His thoughts tumbled in his head, making and breaking alliances like underpants in a dryer without Cling Free.
He spoke with the wisdom that can only come from experience, like a guy who went blind because he looked at a solar eclipse without one of those boxes with a pinhole in it and now goes around the country speaking at high schools about the dangers of looking at a solar eclipse without one of those boxes with a pinhole in it.
He was as lame as a duck. Not the metaphorical lame duck, either, but a real duck that was actually lame, maybe from stepping on a land mine or something.

Thursday, September 23, 2010

Bertha looked up. The building in front of her was the shape of a baguette standing on its end and the colour of mushroom soup. She walked towards the imposing front door and raised her ham-coloured hand to knock on the frosted (translucent, not frosted like a cake is frosted) glass. It made a noise like dropping a can of baked beans on a tiled floor.
‘Hello?’ she said. The building was as silent as refrigerated milk. She waited for a few seconds, then a few more, until she had been waiting for roughly the amount of time it takes to toast a muffin. There was no reply, much in the same way there is no reply if you phone a takeaway restaurant on a night when they’re not open. She tutted under her breath, making the same noise as a bubble popping on the surface of a thick tomato and basil sauce which has been brought to the boil.

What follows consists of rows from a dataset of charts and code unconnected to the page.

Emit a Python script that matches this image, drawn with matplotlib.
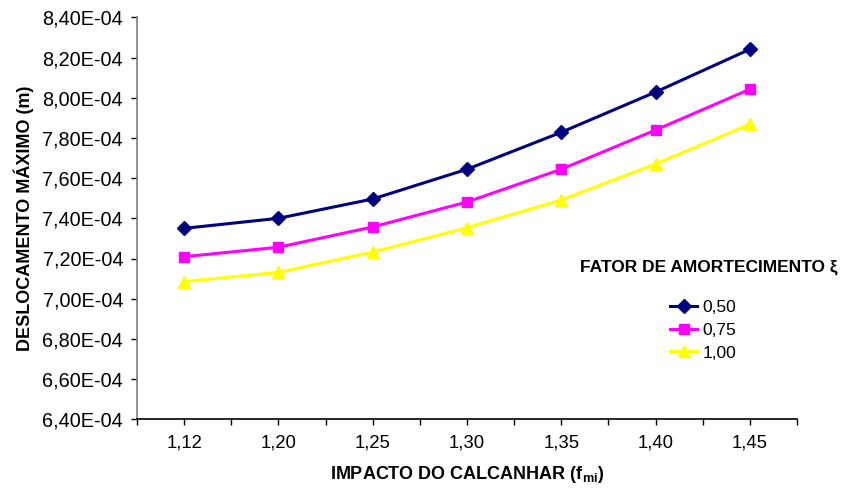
import matplotlib
matplotlib.use("Agg")
import matplotlib.pyplot as plt
from matplotlib.ticker import FuncFormatter, FixedLocator

plt.rcParams['font.family'] = ['Liberation Sans', 'DejaVu Sans']
plt.rcParams['mathtext.fontset'] = 'custom'
plt.rcParams['mathtext.rm'] = 'Liberation Sans:bold'
plt.rcParams['mathtext.it'] = 'Liberation Sans:bold'
plt.rcParams['mathtext.bf'] = 'Liberation Sans:bold'

categories = ['1,12', '1,20', '1,25', '1,30', '1,35', '1,40', '1,45']
serie_050 = [7.350e-4, 7.400e-4, 7.496e-4, 7.644e-4, 7.828e-4, 8.028e-4, 8.241e-4]
serie_075 = [7.209e-4, 7.256e-4, 7.357e-4, 7.481e-4, 7.644e-4, 7.839e-4, 8.042e-4]
serie_100 = [7.085e-4, 7.131e-4, 7.232e-4, 7.353e-4, 7.491e-4, 7.670e-4, 7.868e-4]
series_labels = ['0,50', '0,75', '1,00']
y_ticks = [6.4e-4, 6.6e-4, 6.8e-4, 7.0e-4, 7.2e-4, 7.4e-4, 7.6e-4, 7.8e-4, 8.0e-4, 8.2e-4, 8.4e-4]

fig = plt.figure(figsize=(8.5, 4.88), dpi=100)
ax = fig.add_axes([137/850, 1-419.3/488, (797-137)/850, (419.3-17.3)/488])

x = list(range(len(categories)))
styles = [('#000080', 'D', 7), ('#FF00FF', 's', 7.5), ('#FFFF00', '^', 8.5)]
handles = []
for vals, lab, (c, m, ms) in zip([serie_050, serie_075, serie_100], series_labels, styles):
    h, = ax.plot(x, vals, color=c, marker=m, markersize=ms, linewidth=2.2,
                 markeredgecolor=c, markerfacecolor=c, label=lab, clip_on=False)
    handles.append(h)

ax.set_xlim(-0.5, len(categories) - 0.5)
ax.set_ylim(y_ticks[0], y_ticks[-1])
ax.set_yticks(y_ticks)
ax.yaxis.set_major_formatter(FuncFormatter(lambda v, p: f"{v*1e4:.2f}E-04".replace('.', ',')))
ax.set_xticks(x)
ax.set_xticklabels(categories)
ax.xaxis.set_minor_locator(FixedLocator([i - 0.5 for i in range(len(categories) + 1)]))

for s in ['top', 'right']:
    ax.spines[s].set_visible(False)
ax.spines['left'].set_color('#808080')
ax.spines['left'].set_linewidth(1.2)
ax.spines['bottom'].set_color('black')
ax.spines['bottom'].set_linewidth(1.2)

ax.tick_params(axis='x', which='both', direction='out', length=4, width=1, color='black',
               labelsize=13.3, pad=7)
ax.tick_params(axis='y', which='major', direction='out', length=4, width=1, color='black',
               labelsize=14.3, pad=6)

ax.set_xlabel('IMPACTO DO CALCANHAR (f$_{mi}$)', fontsize=13, fontweight='bold', labelpad=9)
ax.set_ylabel('DESLOCAMENTO MÁXIMO (m)', fontsize=13, fontweight='bold', labelpad=6)

fig.text(709/850, 1-267/488, 'FATOR DE AMORTECIMENTO ξ', fontsize=12.5, fontweight='bold',
         ha='center', va='center')
fig.legend(handles=handles, labels=series_labels, loc='center',
           bbox_to_anchor=(703/850, 1-330/488), frameon=False, borderpad=0,
           fontsize=12.5, handlelength=1.6, handletextpad=0.3, labelspacing=0.45)

fig.savefig('out.png', dpi=100)
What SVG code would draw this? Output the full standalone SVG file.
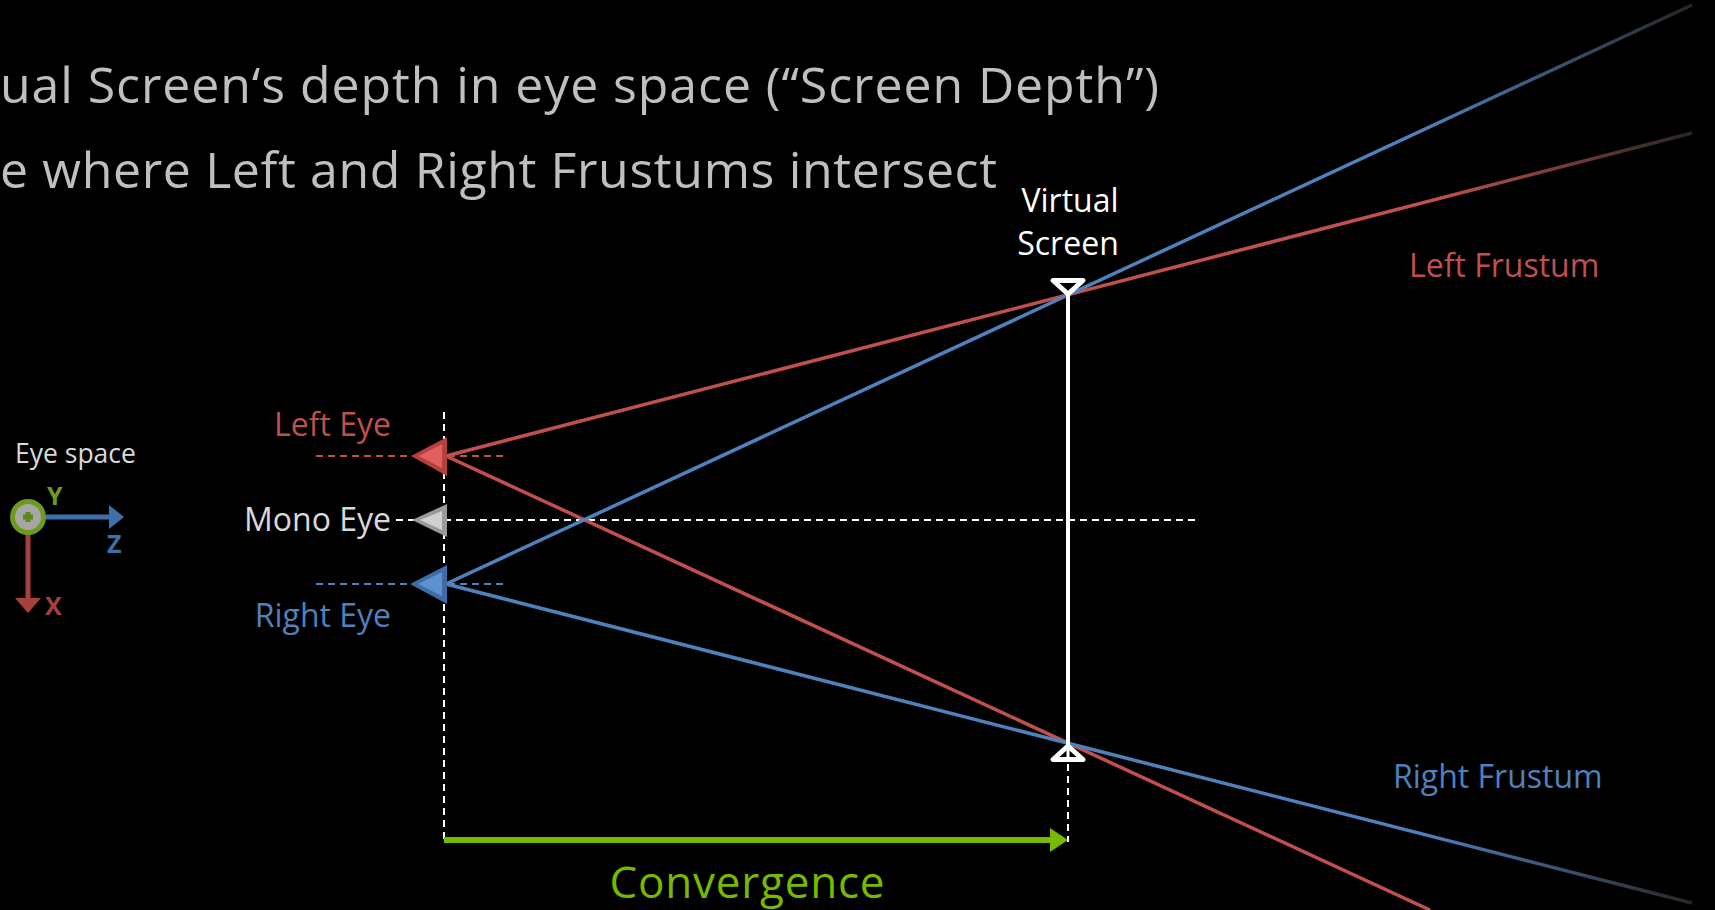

She watched as Alfonzo’s hands snaked up the bearded interloper’s back, caressing her like a seahorse caresses his young after carrying them for their two-to-four-week gestation period, because it’s male seahorses that get pregnant, not female ones.
She walked into my office like a centipede with 98 missing legs.
He was deeply in love. When she spoke, he thought he heard bells, as if she were a garbage truck backing up.
She had a deep, throaty, genuine laugh, like that sound a dog makes just before it throws up.
John and Mary had never met. They were like two hummingbirds who had also never met. 
(Russell Beland, Springfield)
Her hair glistened in the rain like nose hair after a sneeze.